Prior to the transplant, the pain could be nearly unbearable, but coping with not being able to play with his grandchildren or minister to the many young children at church was been the toughest for John. The couple have two sons, David, who lives in Fuquay-Varina, and Jason, who resides in Greensboro. David has three sons, William, 7, Elliott, 5, and Phillip, 3.
While health insurance covered the sizable cost of the transplant operation, the funds raised were able to pay outstanding medical bills and ensure that John had the post-transplant medications, follow-up care and daily anti-rejection medications he needs to stay healthy.
“It’s unbelievable the difference a year makes,” Smith said.
He and others have recalled how the ammonia levels played with John’s mind, to the point he had to be restrained by sheriff’s deputies in his own home. The same sort of incidents happened in the hospital, where he was sedated and restrained. It was nothing he could control. His family and friends remember those incidents vividly, while John can only listen to the stories and shake his head.
A healthy John can now do what he loves again — work with the youth at Immanuel Baptist Church in Clinton, sing in the choir and play with his grandchildren, including getting to know the youngest, 3-year-old Phillip, all over again.
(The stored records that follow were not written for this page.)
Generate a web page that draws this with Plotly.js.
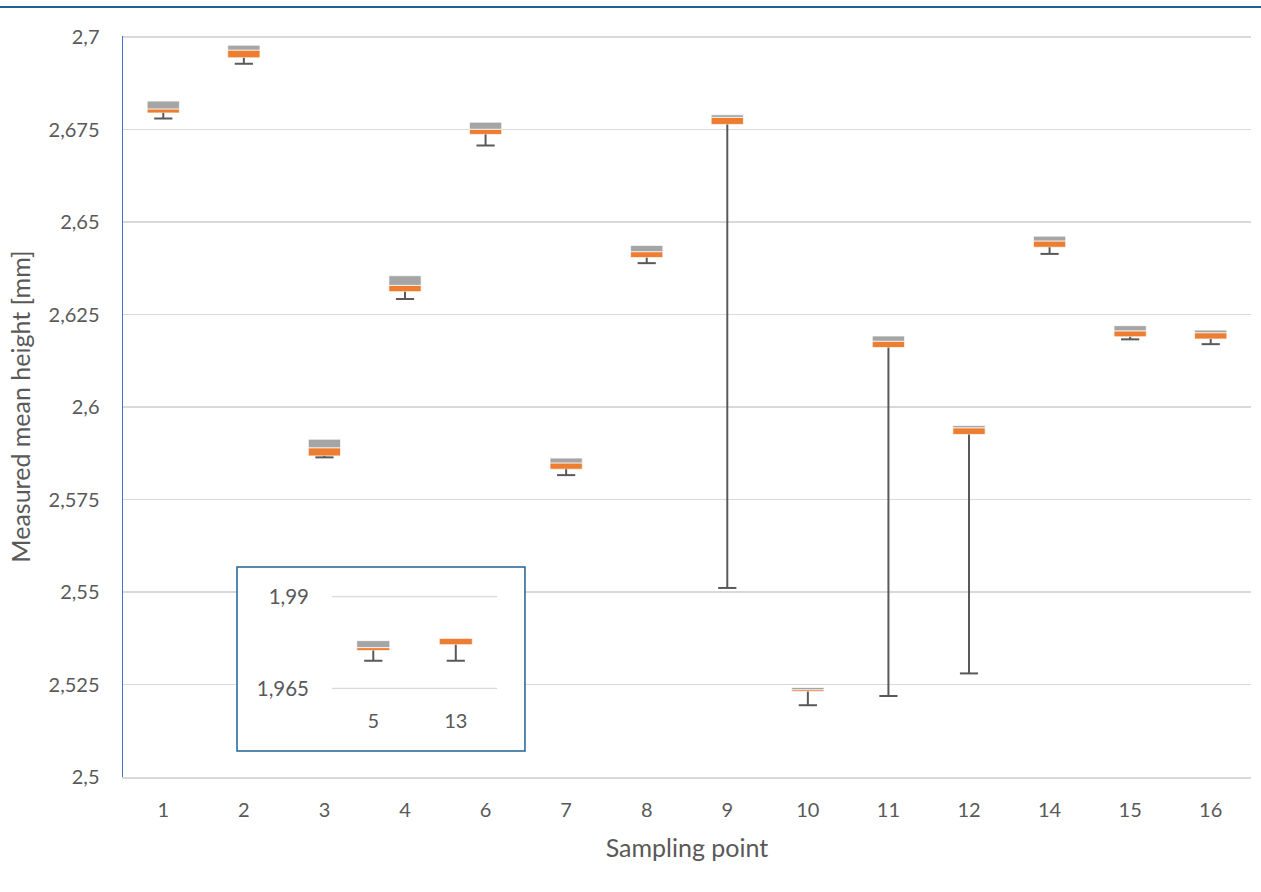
<!DOCTYPE html>
<html>
<head>
<meta charset="utf-8">
<script src="https://cdn.plot.ly/plotly-3.0.1.min.js"></script>
<style>html,body{margin:0;padding:0;background:#fff;}#chart{width:1261px;height:892px;}</style>
</head>
<body>
<div id="chart"></div>
<script>
// Main chart: sampling points
const categories = ['1','2','3','4','6','7','8','9','10','11','12','14','15','16'];
const minVals    = [2.6780, 2.6928, 2.5864, 2.6292, 2.6707, 2.5816, 2.6389, 2.5511, 2.5194, 2.5219, 2.5280, 2.6414, 2.6183, 2.6170];
const q1Vals     = [2.6795, 2.6944, 2.5868, 2.6312, 2.6737, 2.5832, 2.6404, 2.6764, 2.5231, 2.6161, 2.5926, 2.6432, 2.6190, 2.6184];
const medianVals = [2.6806, 2.6965, 2.5890, 2.6329, 2.6751, 2.5849, 2.6420, 2.6783, 2.5236, 2.6178, 2.5944, 2.6449, 2.6206, 2.6201];
const q3Vals     = [2.6827, 2.6978, 2.5913, 2.6355, 2.6770, 2.5862, 2.6437, 2.6790, 2.5242, 2.6192, 2.5950, 2.6462, 2.6220, 2.6208];

// Inset: points 5 and 13
const insetCategories = ['5','13'];
const insetMin    = [1.9725, 1.9725];
const insetQ1     = [1.9753, 1.9769];
const insetMedian = [1.9761, 1.9787];
const insetQ3     = [1.9780, 1.9787];

// Tick labels
const yTickVals = [2.5, 2.525, 2.55, 2.575, 2.6, 2.625, 2.65, 2.675, 2.7];
const yTickText = ['2,5', '2,525', '2,55', '2,575', '2,6', '2,625', '2,65', '2,675', '2,7'];
const insetTickVals = [1.965, 1.99];
const insetTickText = ['1,965', '1,99'];

const ORANGE = '#ED7D31', GRAY = '#A5A5A5', WHISK = '#595959';
const TXT = '#595959', GRID = '#D9D9D9', FONT = 'Lato, "Open Sans", sans-serif';

function diff(a, b) { return a.map((v, i) => v - b[i]); }
function boxTraces(cats, mn, q1, md, q3, xa, ya) {
  const sx = [], sy = [];
  cats.forEach((c, i) => { sx.push(c, c, null); sy.push(q1[i], mn[i], null); });
  return [
    {type: 'bar', x: cats, y: diff(md, q1), base: q1, xaxis: xa, yaxis: ya,
     marker: {color: ORANGE, line: {color: 'rgba(255,255,255,0.7)', width: 1}}, hoverinfo: 'skip'},
    {type: 'bar', x: cats, y: diff(q3, md), base: md, xaxis: xa, yaxis: ya,
     marker: {color: GRAY, line: {color: 'rgba(255,255,255,0.7)', width: 1}}, hoverinfo: 'skip'},
    {type: 'scatter', mode: 'lines', x: sx, y: sy, xaxis: xa, yaxis: ya,
     line: {color: WHISK, width: 2}, hoverinfo: 'skip', connectgaps: false},
    {type: 'scatter', mode: 'markers', x: cats, y: mn, xaxis: xa, yaxis: ya,
     marker: {symbol: 'line-ew', size: 13, line: {color: WHISK, width: 2}}, hoverinfo: 'skip'}
  ];
}

const data = [].concat(
  boxTraces(categories, minVals, q1Vals, medianVals, q3Vals, 'x', 'y'),
  boxTraces(insetCategories, insetMin, insetQ1, insetMedian, insetQ3, 'x2', 'y2')
);

const shapes = [
  {type: 'rect', xref: 'x', yref: 'y', layer: 'between',
   x0: 0.915, x1: 4.489, y0: 2.50703, y1: 2.55676,
   fillcolor: '#ffffff', line: {color: '#1F6196', width: 1.5}},
  {type: 'line', xref: 'paper', yref: 'paper', layer: 'above',
   x0: -0.11, x1: 1.01, y0: 1.0392, y1: 1.0392,
   line: {color: '#1F6196', width: 2}}
].concat(insetTickVals.map(v => ({
  type: 'line', xref: 'x2 domain', yref: 'y2', layer: 'above',
  x0: 0, x1: 1, y0: v, y1: v, line: {color: GRID, width: 1.5}
})));

const layout = {
  width: 1261, height: 892,
  margin: {l: 123, r: 10, t: 36, b: 115},
  paper_bgcolor: '#fff', plot_bgcolor: '#fff',
  showlegend: false, hovermode: false,
  barmode: 'overlay', bargap: 0.6,
  font: {family: FONT, color: TXT, size: 20},
  xaxis: {
    type: 'category', domain: [0, 1], range: [-0.5, categories.length - 0.5],
    showgrid: false, zeroline: false,
    showline: true, linecolor: GRID, linewidth: 1.5, ticks: '',
    ticklabelstandoff: 14, tickfont: {size: 20, color: TXT},
    title: {text: 'Sampling point', font: {size: 25, color: TXT}, standoff: 20}
  },
  yaxis: {
    range: [2.5, 2.7003], tickmode: 'array', tickvals: yTickVals, ticktext: yTickText,
    showgrid: true, gridcolor: GRID, gridwidth: 1.5, zeroline: false,
    showline: true, linecolor: '#4472C4', linewidth: 1.5, ticks: '',
    ticklabelstandoff: 18, tickfont: {size: 20, color: TXT},
    title: {text: 'Measured mean height [mm]', font: {size: 25, color: TXT}, standoff: 11}
  },
  xaxis2: {
    type: 'category', domain: [0.1853, 0.3316], anchor: 'y2', range: [-0.5, insetCategories.length - 0.5],
    showgrid: false, zeroline: false, showline: false, ticks: '',
    ticklabelstandoff: 18, tickfont: {size: 20, color: TXT}
  },
  yaxis2: {
    range: [1.9648, 1.9902], domain: [0.1185, 0.2446], anchor: 'x2',
    tickmode: 'array', tickvals: insetTickVals, ticktext: insetTickText,
    showgrid: false, zeroline: false,
    showline: false, ticks: '', ticklabelstandoff: 22, tickfont: {size: 20.5, color: TXT}
  },
  shapes: shapes
};

Plotly.newPlot('chart', data, layout, {displayModeBar: false, staticPlot: true});
</script>
</body>
</html>
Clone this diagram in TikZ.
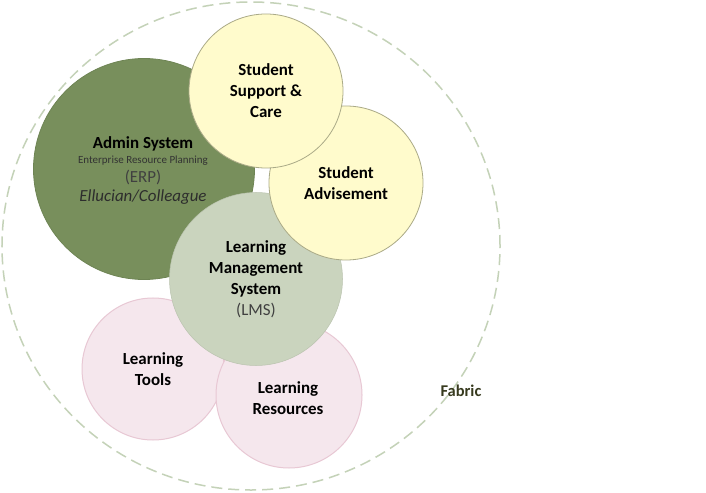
\documentclass[tikz,border=0pt]{standalone}
\usepackage{fontspec}
\setmainfont{Carlito}
\usetikzlibrary{shapes.geometric}
\definecolor{adminfill}{RGB}{120,143,92}
\definecolor{admindraw}{RGB}{110,132,84}
\definecolor{yellowfill}{RGB}{255,251,204}
\definecolor{yellowdraw}{RGB}{170,170,135}
\definecolor{lmsfill}{RGB}{202,212,190}
\definecolor{pinkfill}{RGB}{245,231,237}
\definecolor{pinkdraw}{RGB}{232,200,212}
\definecolor{fabricline}{RGB}{196,210,184}
\definecolor{fabrictext}{RGB}{55,58,30}
\definecolor{subgrey}{RGB}{64,64,64}
\tikzset{
  bubble/.style={circle, inner sep=0pt, align=center, text=black,
    font=\fontsize{17}{21}\selectfont\bfseries},
  yellowbubble/.style={bubble, fill=yellowfill, draw=yellowdraw, line width=0.8bp},
  pinkbubble/.style={bubble, fill=pinkfill, draw=pinkdraw, line width=1bp},
  adminline/.style={anchor=base, inner sep=0pt},
}
\begin{document}
\begin{tikzpicture}[x=1bp,y=-1bp]
\useasboundingbox (0,0) rectangle (706,493);
\fill[white] (0,0) rectangle (706,493);
% Fabric
\node[ellipse, minimum width=498bp, minimum height=488bp, inner sep=0pt,
  draw=fabricline, line width=1.5bp, dash pattern=on 11bp off 6bp] (fabric) at (251,246) {};
\node[font=\fontsize{16.5}{19}\selectfont\bfseries, text=fabrictext] (fabriclabel) at (461,391) {Fabric};
% Learning tools / resources
\node[pinkbubble, minimum size=142bp] (tools) at (153,369) {Learning\\Tools};
\node[pinkbubble, minimum size=146bp] (resources) at (289,395) {};
\node[align=center, inner sep=0pt, font=\fontsize{17}{21}\selectfont\bfseries] (resourceslabel) at (288,398) {Learning\\Resources};
% Admin
\node[bubble, minimum size=221bp, fill=adminfill, draw=admindraw, line width=0.8bp] (admin) at (144,169) {};
\node[adminline, font=\fontsize{17}{20}\selectfont\bfseries] (admin1) at (143,149) {Admin System};
\node[adminline, font=\fontsize{11}{13}\selectfont, text=subgrey!80!black] (admin2) at (143,163.5) {Enterprise Resource Planning};
\node[adminline, font=\fontsize{17}{20}\selectfont, text=subgrey] (admin3) at (143,183) {(ERP)};
\node[adminline, font=\fontsize{17}{20}\selectfont\itshape, text=subgrey!70!black] (admin4) at (143,201.5) {Ellucian/Colleague};
% LMS
\node[bubble, minimum size=173bp, fill=lmsfill, draw=lmsfill!92!black, line width=0.5bp] (lms) at (256,279)
  {Learning\\Management\\System\\{\mdseries\color{subgrey}(LMS)}};
% Student bubbles
\node[yellowbubble, minimum size=154bp] (advise) at (346,183) {Student\\Advisement};
\node[yellowbubble, minimum size=154bp] (support) at (266,91) {Student\\Support \&\\Care};
\end{tikzpicture}
\end{document}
“He was scared of me. He now plays with me and I play with him,” John beamed. “We’re learning to get along together.”
“He’s so full of life now,” Jackie said. “He’s the John we all knew and loved before he got sick. I’m so thankful that he is healthy, but I still have a little bit of panic when I call home and he doesn’t answer. For years, I lived in constant fear on what I was going to find when I came home. I don’t know how long it will take for me to quit worrying like that.”
When the two returned to the third floor at Chapel Hill, where John had to so many times be sedated and restrained due to his toxic liver, it was all smiles and a lot of tears for the Browns and the medical staff who knew them well.
John fought back tears thinking about it, just as he does talking about the person whose liver now rests in his body.
“Somebody had to die for me to live,” said John.
That’s not lost on him or Jackie, who are still humbled by the well-wishes they receive.
“And money still came in while we were in the hospital,” Jackie added.
They were both blown away when a friend of theirs sent a check for $5,000, on top of the $34,000 already raised. The Browns have tried to pay it forward through small charitable acts, but mostly through living a good life.
“I am grateful to God. He blessed me,” John said.
People will come up to John and tell him he’s a miracle.
“God’s a miracle,” he’ll tell them. “He made this happen. I think this has given people a better outlook because they’ll look at me and say ‘he’s done that for you, what can he do for me.’ It’s just amazing and I almost can’t comprehend it. I get amazed every day. I’m very grateful.”
Jackie knows well the gift of life, having worked in the OB section of Sampson Regional for 37 years, delivering babies who have grown up and had their own children, which she has also helped deliver. Jackie said the selflessness of the Sampson Regional staff is indescribable.
“We are such a tight-knit family, I think every time I hurt, they hurt,” Jackie said.
Leading up to last year’s fundraiser, Ameen described the Browns’ own selflessness, and alluded to why the event would be so successful.
“Both have been so instrumental in helping others,” the pastor said. “It’s time for people to surround them now that they need it.”
And that’s exactly what the community did.
John and Jackie encouraged everyone to be organ donors. They both always have been. It could be the gift that saves someone’s life.
“He sees life so differently now,” said Jackie of her husband.
“I’ve got so much to look forward to,” said John. “We’re thankful for what everyone has done and what they continue to do. I don’t know how long I have on this earth, but I’m going to live every day of it with gratitude.”